JEAN PAUL GAULTIER BY HAIDER ACKERMANN
Comme chaque saison maintenant, Jean Paul Gaultier propose à l’un de ses amis couturiers de repenser les codes de sa maison. Après les collections remarquées de Glenn Martens et Olivier Rousteing, c’est à Haider Ackermann d’investir la légendaire maison de la rue Saint-Martin. Ackermann signe une collection qu’il dit avoir voulu recentrer sur l’essence du travail de Gaultier : de coupes précises et de pièces valorisant le corps de celle ou celui qui les porte. Costumes au tailoring impeccable, robe du soir élégantes et soutien-gorge coniques, Jean Paul Gaultier par Ackermann renoue avec les codes propres à la discipline de haute couture.
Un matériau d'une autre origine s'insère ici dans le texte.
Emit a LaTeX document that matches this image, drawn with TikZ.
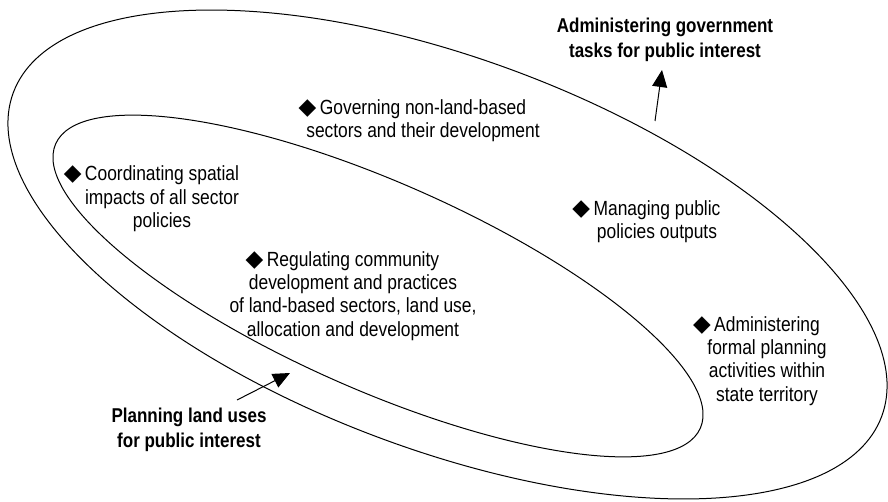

Et cela se voyait aussi dans la mise en beauté des mannequins, les cheveux tirés, défilant lentement à la manière des premiers salons de couture du début 20ème, laissant ainsi aux vêtements tout le loisir de s’exprimer.

VALENTINO
Pierpaolo Piccioli n’a jamais été connu pour faire les choses à moitié. Après le départ de Maria Grazia Chiuri pour Dior, il reprend seul la maison romaine et lui insuffle son identité si appréciée du grand monde, avec des collections toujours plus monumentales. Celle-ci, bien sûr, ne faisait pas exception, avec presque 90 looks présentés. Rare, en Haute Couture. Passant au peigne fin tous les classiques du genre, il les revisite sous le prisme du club et de la fête. D’où le nom de la collection, Club Couture. Ce qui donne des robes typiquement couture aux volumes démesurés portées par des mannequins tatouées, dont une color block fuchsia que l’on verra très certainement sur les prochains red carpet. Côté accessoires, on note les collants-chaussures qui finissent d’assumer l’influence ouvertement années 80 du show de Piccioli – et des autres d’ailleurs.

ROBERT WUN
Robert Wun était designer invité de cette semaine de la couture. Gagnant de l’ANDAM, le londonien présentait sa première collection au calendrier. Lui qui soulignait l’importance de produire des pièces qu’il faudrait toucher avec des gants, tant elles seraient délicates, fait démonstration de sa maîtrise des codes de couture. Manteaux, robes bustiers, plumes et volants, traines et même une robe brulée à la main – et donc unique. A cela, il ajoute une touche de surréalisme : un sac en forme de chaussure, un couvre-chef en perle de verre, un autre en forme de parapluie, un autre enfin construit .. avec des couteaux.

4. Last but not least

MUGLER
D’accord, Mugler n’est pas au calendrier de la Haute Couture. Mais la collection prêt-à-porter présentée par Casey Cadwallader marquait le retour de Mugler sur les podiums, cela valait donc bien quelques lignes. Et le moins que l’on puisse dire, c’est que l’iconique maison fondée en 1974 par Thierry Mugler nous a rappelé ce que « show » voulait dire. Dans les années 80, la maison était connue pour ses présentations-performances de 45 minutes. Il semble que Cadwallader ait souhaité renouer avec cette tradition. Un show spectaculaire d’une trentaine de minutes filmé en live faisait défiler parmi les mannequins les plus en vogue de l’époque Mugler et de la notre – Shalom Harlow défilait aux côtés de Raya Martigny – ambiance très années 2000, designs à la limite du porno chic des années 90, vestes de cuir, dévorés, dentelles, transparence, les codes Mugler sont bien là, revisités, électrifiant. La salle est conquise. Avec Casey Cadwallader, Mugler signe un retour plus que prometteur.